Contestati i reati di disastro ferroviario colposo, omicidio colposo plurimo e lesioni colpose. Ai dirigenti di Rfi i pm contestano di aver omesso "di mettere a disposizione dei lavoratori di Trenord srl e di tutti i viaggiatori dei treni percorrenti" la linea interessata "attrezzature idonee ai fini della sicurezza" senza garantire così "che l’infrastruttura fosse mantenuta in buono stato di efficienza per la sicura circolazione dei treni"
Rete ferroviaria italiana aveva omesso “di mettere a disposizione dei lavoratori di Trenord srl e di tutti i viaggiatori dei treni percorrenti” la linea interessata “attrezzature idonee ai fini della sicurezza” senza garantire così “che l’infrastruttura fosse mantenuta in buono stato di efficienza per la sicura circolazione” dei treni. E il suo amministratore delegato, Maurizio Gentile, “nonostante i ripetuti e frequenti episodi di rotture” dei giunti “su tutto il territorio nazionale”, non provvide “a dare disposizioni o direttive generali” affinché fossero “intensificate le attività ispettive sull’infrastruttura” e fosse “assicurata la rapida sostituzione di tutte le parti ammalorate” o a “rischio rottura”. È un atto di accusa durissimo nei confronti dei vertici di Rfi quello contenuto nell’avviso di chiusura indagini per l’incidente ferroviario di Pioltello in cui il 25 gennaio 2018 morirono 3 persone e decine rimasero ferite.
Dodici le persone indagate, tra cui 2 manager e 7 tra dipendenti e tecnici Rfi, nonché 2 ex vertici dell’Agenzia Nazionale per la Sicurezza delle Ferrovie.e la stessa Rete ferroviaria italiana.
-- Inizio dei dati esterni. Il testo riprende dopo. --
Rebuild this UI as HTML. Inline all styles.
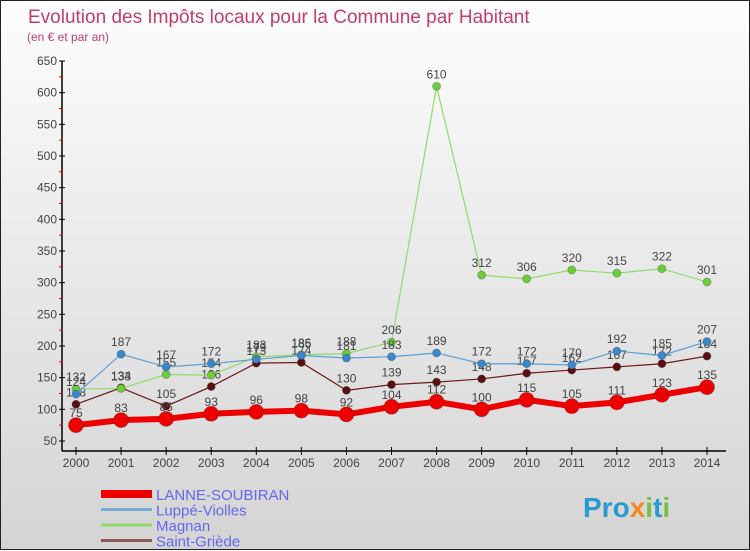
<!DOCTYPE html>
<html><head><meta charset="utf-8"><style>
body{margin:0;width:750px;height:550px;overflow:hidden;font-family:"Liberation Sans",sans-serif}
#wrap{position:relative;width:748px;height:548px;border:1px solid #222;background:linear-gradient(#fdfdfd,#d4d4d4)}
svg{position:absolute;left:0;top:0}
</style></head><body>
<div id="wrap">
<svg id="c" width="750" height="550">
<text x="27" y="22" font-size="19" fill="#c0406a">Evolution des Impôts locaux pour la Commune par Habitant</text>
<text x="26" y="40" font-size="12" fill="#c0406a">(en € et par an)</text>
</svg>
</div>
<script>
const years=[2000,2001,2002,2003,2004,2005,2006,2007,2008,2009,2010,2011,2012,2013,2014];
const yTicks=[50,100,150,200,250,300,350,400,450,500,550,600,650];
const lanne=[75,83,85,93,96,98,92,104,112,100,115,105,111,123,135];
const luppe=[124,187,167,172,179,185,181,183,189,172,172,170,192,185,207];
const magnan=[132,133,155,154,183,186,188,206,610,312,306,320,315,322,301];
const saint=[108,134,105,136,173,174,130,139,143,148,157,162,167,172,184];
const names=["LANNE-SOUBIRAN","Luppé-Violles","Magnan","Saint-Griède"];
const svg=document.getElementById('c');const NS='http://www.w3.org/2000/svg';
function X(i){return 75+i*(706-75)/(years.length-1);}
function Y(v){return 440-(v-50)*380/600;}
function el(t,a,p){const e=document.createElementNS(NS,t);for(const k in a)e.setAttribute(k,a[k]);(p||svg).appendChild(e);return e;}
const ax=el('line',{x1:61,y1:60,x2:61,y2:450,stroke:'#000','stroke-width':1.5});


const bx=el('line',{x1:61,y1:450,x2:725,y2:450,stroke:'#000','stroke-width':1.5});


yTicks.forEach(v=>{
 el('line',{x1:58,x2:64,y1:Y(v),y2:Y(v),stroke:'#000'});
 if(v<650){el('line',{x1:58,x2:62,y1:Y(v+25),y2:Y(v+25),stroke:'#e00'});}
 const t=el('text',{x:56,y:Y(v)+4,'text-anchor':'end','font-size':12,fill:'#444'});t.textContent=v;
 
 
});
years.forEach((y,i)=>{
 el('line',{x1:X(i),x2:X(i),y1:446,y2:454,stroke:'#000'});
 const t=el('text',{x:X(i),y:466,'text-anchor':'middle','font-size':12,fill:'#444'});t.textContent=y;
 
 
});
const series=[[saint,'#6b1a1a','#5a0f0f',1.2,4,'saint-griede'],[magnan,'#8fdc6a','#6ccf3a',1.2,4,'magnan'],[luppe,'#5aa0d8','#3a88cc',1.2,4,'luppe-violles'],[lanne,'#ee0000','#ee0000',6,7.5,'lanne-soubiran']];
series.forEach(([d,c,mc,w,r,n])=>{
 const g=el('g',{});
 
 
 el('polyline',{points:d.map((v,i)=>X(i)+','+Y(v)).join(' '),fill:'none',stroke:c,'stroke-width':w},g);
 d.forEach((v,i)=>{
  const p=el('circle',{cx:X(i),cy:Y(v),r:r,fill:mc,stroke:'#333','stroke-opacity':0.3},g);
  
  
  const t=el('text',{x:X(i),y:Y(v)-8,'text-anchor':'middle','font-size':12,fill:'#444'},g);t.textContent=v;
  
  
 });
});
const lc=['#ee0000','#7aaed0','#8fdc6a','#8a5a5a'],lw=[8,3,3,3];
names.forEach((nm,i)=>{
 const y=493+i*15.5;
 const g=el('g',{});
 
 
 el('line',{x1:100,x2:151,y1:y,y2:y,stroke:lc[i],'stroke-width':lw[i]},g);
 const t=el('text',{x:155,y:y+6,'font-size':15,fill:'#6666ee'},g);t.textContent=nm;
});
const lg=el('text',{x:582,y:516,'font-size':28,'font-weight':'bold',fill:'#2a9ad0'});


lg.innerHTML='Pro<tspan fill="#f08a20">x</tspan><tspan fill="#7ac040">i</tspan>t<tspan fill="#7ac040">i</tspan>';
</script>
</body></html>
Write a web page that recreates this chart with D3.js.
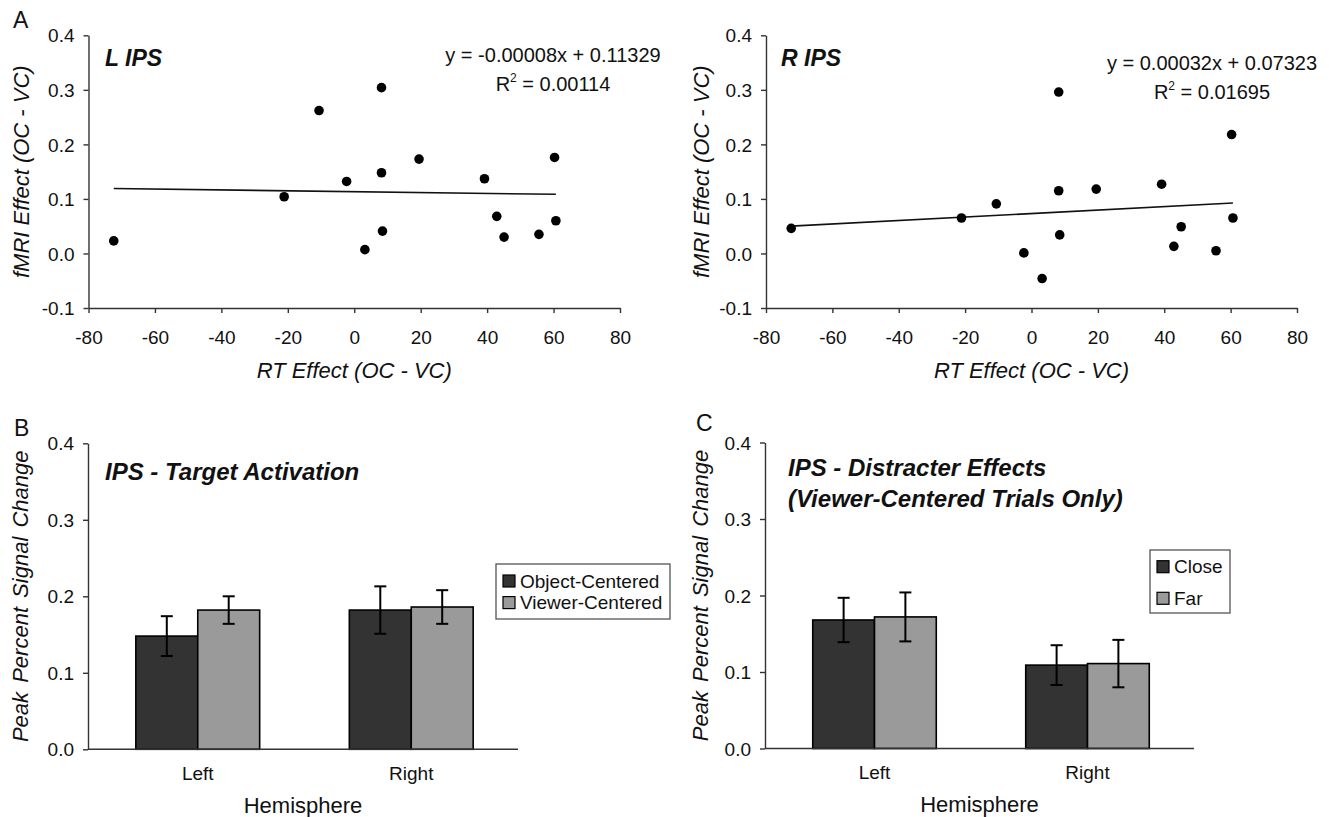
<!DOCTYPE html>
<html>
<head>
<meta charset="utf-8">
<script src="https://cdn.jsdelivr.net/npm/d3@7"></script>
<style>
  html, body { margin: 0; padding: 0; background: #fff; }
  svg { display: block; font-family: "Liberation Sans", Arial, Helvetica, sans-serif; }
  text { fill: #111; }
</style>
</head>
<body>
<svg id="chart" width="1329" height="817"></svg>
<script>
// ---------------- DATA ----------------
// Panel A: scatter (same subjects in both hemispheres)
const rtEffect   = [-72.4, -21.1, -10.6, -2.3, 3.2, 8.2, 8.2, 8.5, 19.5, 39.2, 42.9, 45.1, 55.6, 60.3, 60.7];
const lipsEffect = [0.023, 0.104, 0.262, 0.132, 0.007, 0.304, 0.148, 0.041, 0.173, 0.137, 0.068, 0.030, 0.035, 0.176, 0.060];
const ripsEffect = [0.046, 0.065, 0.091, 0.001, -0.046, 0.296, 0.115, 0.034, 0.118, 0.127, 0.013, 0.049, 0.005, 0.218, 0.065];
const lipsFit = { slope: -0.00008, intercept: 0.11329, r2: "0.00114", eq: "y = -0.00008x + 0.11329" };
const ripsFit = { slope: 0.00032, intercept: 0.07323, r2: "0.01695", eq: "y = 0.00032x + 0.07323" };
const scatterXTicks = [-80, -60, -40, -20, 0, 20, 40, 60, 80];
const scatterYTicks = [-0.1, 0.0, 0.1, 0.2, 0.3, 0.4];

// Panels B and C: bars
const hemispheres = ["Left", "Right"];
const barYTicks = [0.0, 0.1, 0.2, 0.3, 0.4];
const targetSeries = ["Object-Centered", "Viewer-Centered"];
const objectCenteredMean = [0.148, 0.182];
const objectCenteredErr  = [0.026, 0.031];
const viewerCenteredMean = [0.182, 0.186];
const viewerCenteredErr  = [0.018, 0.022];
const distracterSeries = ["Close", "Far"];
const closeMean = [0.168, 0.109];
const closeErr  = [0.029, 0.026];
const farMean   = [0.172, 0.111];
const farErr    = [0.032, 0.031];

const seriesColors = ["#333333", "#9a9a9a"];

// ---------------- DRAWING ----------------
const svg = d3.select("#chart");
const fmt1 = d => d.toFixed(1);

function panelLetter(letter, x, y) {
  svg.append("text").attr("x", x).attr("y", y).attr("dy", "0.35em")
    .attr("font-size", 23).text(letter);
}

function scatterPanel(cfg) {
  const x = d3.scaleLinear().domain([-80, 80]).range([cfg.x0, cfg.x1]);
  const y = d3.scaleLinear().domain([-0.1, 0.4]).range([cfg.yBottom, cfg.yTop]);
  const g = svg.append("g");

  const xAxis = g.append("g").attr("transform", `translate(0,${cfg.yBottom})`)
    .call(d3.axisBottom(x).tickValues(scatterXTicks).tickFormat(d => String(d)).tickSize(5).tickSizeOuter(0));
  xAxis.selectAll("text").attr("y", 29).attr("dy", "0.35em").attr("font-size", 19);
  const yAxis = g.append("g").attr("transform", `translate(${cfg.x0},0)`)
    .call(d3.axisLeft(y).tickValues(scatterYTicks).tickFormat(fmt1).tickSize(5).tickSizeOuter(0));
  yAxis.selectAll("text").attr("x", -14).attr("dy", "0.35em").attr("font-size", 19);
  g.selectAll(".domain, .tick line").attr("stroke", "#333").attr("stroke-width", 1.4);
  g.selectAll(".tick text").attr("fill", "#111").attr("font-family", null);

  // axis titles
  g.append("text").attr("x", (cfg.x0 + cfg.x1) / 2).attr("y", cfg.yBottom + 62).attr("dy", "0.35em")
    .attr("text-anchor", "middle").attr("font-size", 22).attr("font-style", "italic")
    .text("RT Effect (OC - VC)");
  g.append("text")
    .attr("transform", `translate(${cfg.x0 + cfg.yTitleOff},${(cfg.yTop + cfg.yBottom) / 2}) rotate(-90)`)
    .attr("dy", "0.35em").attr("text-anchor", "middle").attr("font-size", 22).attr("font-style", "italic")
    .text("fMRI Effect (OC - VC)");

  // panel title
  g.append("text").attr("x", cfg.titleX).attr("y", 58).attr("dy", "0.35em")
    .attr("font-size", 23).attr("font-weight", "bold").attr("font-style", "italic").text(cfg.title);

  // fit line
  const xs = d3.extent(cfg.xs);
  g.append("line")
    .attr("x1", x(xs[0])).attr("y1", y(cfg.fit.slope * xs[0] + cfg.fit.intercept))
    .attr("x2", x(xs[1])).attr("y2", y(cfg.fit.slope * xs[1] + cfg.fit.intercept))
    .attr("stroke", "#111").attr("stroke-width", 1.6);

  // points
  g.selectAll("circle.pt").data(cfg.xs.map((v, i) => [v, cfg.ys[i]])).join("circle")
    .attr("class", "pt").attr("cx", d => x(d[0])).attr("cy", d => y(d[1])).attr("r", 4.8)
    .attr("fill", "#000");

  // equation + R^2
  g.append("text").attr("x", cfg.eqX).attr("y", cfg.eqY).attr("dy", "0.35em")
    .attr("text-anchor", "middle").attr("font-size", 20).text(cfg.fit.eq);
  const r2 = g.append("text").attr("x", cfg.eqX).attr("y", cfg.eqY + 28.5).attr("dy", "0.35em")
    .attr("text-anchor", "middle").attr("font-size", 20);
  r2.append("tspan").text("R");
  r2.append("tspan").attr("font-size", 12).attr("dy", "-0.75em").text("2");
  r2.append("tspan").attr("dy", "0.45em").text(" = " + cfg.fit.r2);
}

function barPanel(cfg) {
  const x0 = d3.scaleBand().domain(hemispheres).range([cfg.x0 + 3, cfg.x1]).paddingInner(0).paddingOuter(0);
  const x1 = d3.scaleBand().domain(cfg.series)
    .range([x0.bandwidth() * 0.21, x0.bandwidth() * 0.79]).padding(0);
  const y = d3.scaleLinear().domain([0, 0.4]).range([cfg.yBottom, cfg.yTop]);
  const g = svg.append("g");

  const yAxis = g.append("g").attr("transform", `translate(${cfg.x0},0)`)
    .call(d3.axisLeft(y).tickValues(barYTicks).tickFormat(fmt1).tickSize(5).tickSizeOuter(0));
  yAxis.selectAll("text").attr("x", -14).attr("dy", "0.35em").attr("font-size", 19);
  yAxis.selectAll(".domain, .tick line").attr("stroke", "#333").attr("stroke-width", 1.4);
  yAxis.selectAll(".tick text").attr("fill", "#111");

  // bars
  const rows = [];
  cfg.series.forEach((s, si) => {
    hemispheres.forEach((h, hi) => {
      rows.push({ s, si, h, v: cfg.means[si][hi], e: cfg.errs[si][hi] });
    });
  });
  g.selectAll("rect.bar").data(rows).join("rect").attr("class", "bar")
    .attr("x", d => x0(d.h) + x1(d.s)).attr("width", x1.bandwidth())
    .attr("y", d => y(d.v)).attr("height", d => y(0) - y(d.v))
    .attr("fill", d => seriesColors[d.si]).attr("stroke", "#000").attr("stroke-width", 1.6);

  // x axis line (drawn over bars)
  const xAxis = g.append("g").attr("transform", `translate(0,${cfg.yBottom})`)
    .call(d3.axisBottom(x0).tickSize(0).tickSizeOuter(0));
  xAxis.select(".domain").attr("d", `M${cfg.x0},0H${cfg.x1}`).attr("stroke", "#333").attr("stroke-width", 1.4);
  xAxis.selectAll("text").attr("y", 24).attr("dy", "0.35em").attr("font-size", 19).attr("fill", "#111");

  // error bars
  const cap = 6;
  const eb = g.selectAll("g.err").data(rows).join("g").attr("class", "err")
    .attr("transform", d => `translate(${x0(d.h) + x1(d.s) + x1.bandwidth() / 2},0)`);
  eb.append("line").attr("y1", d => y(d.v + d.e)).attr("y2", d => y(d.v - d.e));
  eb.append("line").attr("x1", -cap).attr("x2", cap).attr("y1", d => y(d.v + d.e)).attr("y2", d => y(d.v + d.e));
  eb.append("line").attr("x1", -cap).attr("x2", cap).attr("y1", d => y(d.v - d.e)).attr("y2", d => y(d.v - d.e));
  eb.selectAll("line").attr("stroke", "#000").attr("stroke-width", 2);

  // titles
  g.append("text").attr("x", (cfg.x0 + cfg.x1) / 2).attr("y", cfg.yBottom + 56).attr("dy", "0.35em")
    .attr("text-anchor", "middle").attr("font-size", 22).text("Hemisphere");
  g.append("text")
    .attr("transform", `translate(${cfg.x0 + cfg.yTitleOff},${(cfg.yTop + cfg.yBottom) / 2}) rotate(-90)`)
    .attr("dy", "0.35em").attr("text-anchor", "middle").attr("font-size", 22).attr("font-style", "italic")
    .attr("word-spacing", 3)
    .text("Peak Percent Signal Change");
  cfg.title.forEach((t, i) => {
    g.append("text").attr("x", cfg.titleX).attr("y", cfg.titleY + i * 31).attr("dy", "0.35em")
      .attr("font-size", 24).attr("font-weight", "bold").attr("font-style", "italic").text(t);
  });

  // legend
  const L = cfg.legend;
  g.append("rect").attr("x", L.x).attr("y", L.y).attr("width", L.w).attr("height", L.h)
    .attr("fill", "#fff").attr("stroke", "#555").attr("stroke-width", 1.3);
  cfg.series.forEach((s, i) => {
    const cy = L.y + L.first + i * L.step;
    g.append("rect").attr("x", L.x + 7).attr("y", cy - 6).attr("width", 12).attr("height", 12)
      .attr("fill", seriesColors[i]).attr("stroke", "#000").attr("stroke-width", 1.2);
    g.append("text").attr("x", L.x + 24).attr("y", cy).attr("dy", "0.35em")
      .attr("font-size", 19).text(s);
  });
}

panelLetter("A", 13, 20);
panelLetter("B", 14, 428);
panelLetter("C", 696, 423);

scatterPanel({ x0: 88.5, x1: 620, yTop: 35.3, yBottom: 308, xs: rtEffect, ys: lipsEffect, fit: lipsFit,
  title: "L IPS", titleX: 105, eqX: 553, eqY: 55, yTitleOff: -67 });
scatterPanel({ x0: 766, x1: 1297, yTop: 35.3, yBottom: 308, xs: rtEffect, ys: ripsEffect, fit: ripsFit,
  title: "R IPS", titleX: 781, eqX: 1212, eqY: 63, yTitleOff: -65 });

barPanel({ x0: 88, x1: 518, yTop: 443.3, yBottom: 749.3, series: targetSeries,
  means: [objectCenteredMean, viewerCenteredMean], errs: [objectCenteredErr, viewerCenteredErr],
  title: ["IPS - Target Activation"], titleX: 105, titleY: 472, yTitleOff: -68,
  legend: { x: 496, y: 564, w: 174, h: 55, first: 17, step: 21.6 } });
barPanel({ x0: 765, x1: 1194, yTop: 442.5, yBottom: 748.5, series: distracterSeries,
  means: [closeMean, farMean], errs: [closeErr, farErr],
  title: ["IPS - Distracter Effects", "(Viewer-Centered Trials Only)"], titleX: 788, titleY: 467.3, yTitleOff: -65,
  legend: { x: 1150, y: 550, w: 80, h: 63, first: 16.7, step: 31.6 } });
</script>
</body>
</html>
Nell’inchiesta, condotta dalla Polfer e coordinata dal procuratore aggiunto Tiziana Siciliano e dai pm Maura Ripamonti e Leonardo Lesti, alle 11 persone fisiche vengono contestati i reati di disastro ferroviario colposo, omicidio colposo plurimo e lesioni colpose, mentre la società Rfi è indagata per la legge sulla responsabilità amministrativa degli enti. Nei giorni scorsi, si era saputo che oltre ai nove, tra manager e dipendenti di Rfi, indagati già noti, gli inquirenti avevano iscritto anche Amedeo Gargiulo, all’epoca direttore dell’Agenzia nazionale per la sicurezza delle Ferrovie, ed un suo vice. Anche per loro si profila la richiesta di rinvio a giudizio.
Secondo la relazione finale dei consulenti tecnici nominati dai pm, depositata lo scorso marzo, il disastro ferroviario di Pioltello è stato causato dallo “spezzone di rotaia” di 23 centimetri che “si è fratturato”, nel cosiddetto ‘punto zero’, per “un danneggiamento ciclico irreversibile generato da condizioni di insufficiente manutenzione”. E “l’assenza dei controlli US (ultrasonori)” non ha consentito di monitorare la “progressione irreversibile del danneggiamento del giunto” in cattive condizioni, anzi ci sono stati “ritardi” nella “sostituzione” proprio di quest’ultimo.
La causa del deragliamento, infatti, fu “la sopraelevazione della ruota destra” del terzo vagone del convoglio dovuta alla “interposizione dello spezzone di rotaia“, quello da 23 centimetri che si staccò, “tra il binario di corsa e la ruota stessa”. E la mancata “istruzione delle richieste di sostituzione” del giunto nel ‘punto zero’ – il cui problema era noto da almeno 11 mesi – “secondo quanto le procedure Rfi imponevano” e i “ritardi nella programmazione delle attività di sostituzione” ha permesso “all’irreversibile ammaloramento del giunto di procedere fino al cedimento finale“. Per tamponare il problema, venne soltanto piazzata una tavoletta di legno sotto il giunto per evitare che la rotaia sbattesse contro la massicciata.